8. DeLeon also asserts that the agency's evaluation ignores differences between the government estimates included in the RFP and the actual staffing currently being used at Peterson AFB. DeLeon bases this assertion on the activities of its subcontractor, TECOM, which it claims has been performing at Peterson AFB using significantly less staff than that called for under the RFP. This assertion is dismissed as untimely. To the extent DeLeon thought that such a solicitation deficiency existed, it was required to raise the issue prior to the deadline for submitting proposals. See Bid Protest Regulations, 4 C.F.R. Sec. 21.2(a)(1) (2001).
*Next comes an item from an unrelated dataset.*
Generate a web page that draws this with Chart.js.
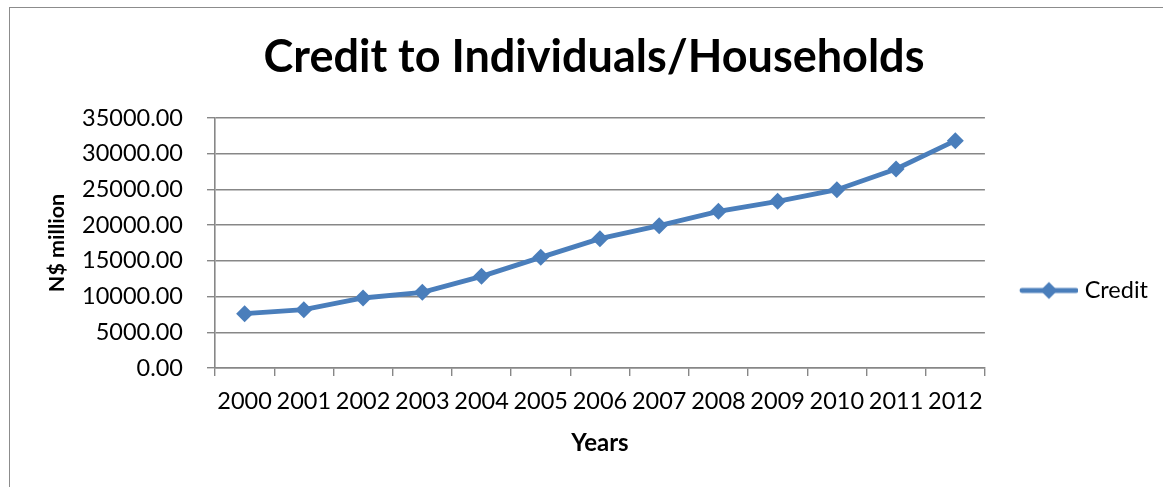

9. The record is unclear regarding what precisely DeLeon proposed for F.E. Warren AFB in terms of the supply function. The PAR suggests that DeLeon raised its proposed staffing for this function from 15 FTEs to 19 FTEs during discussions, but that it offered only 15 FTEs in its final proposal revision. AR exh. 40, at 23, 28. On the other hand, the copy of DeLeon's proposal which we have been provided reflects 19 FTEs for this function. AR exh. 26, at 2-6. To the extent that the PAR is correct (and DeLeon offered only 15 FTEs for this function at F.E. Warren AFB), DeLeon's proposed staffing would be only 66 percent of the government's estimate at that installation, and this would reduce its staffing for the supply function at all three installations to only 75 percent of the government estimate.

10. While DeLeon contends that its use of the incumbent contractor at Peterson AFB mitigates any perceived risk, it is not apparent (and DeLeon does not explain) why the use of a particular contractor would be expected to eliminate the agency's concern based on inadequate staffing.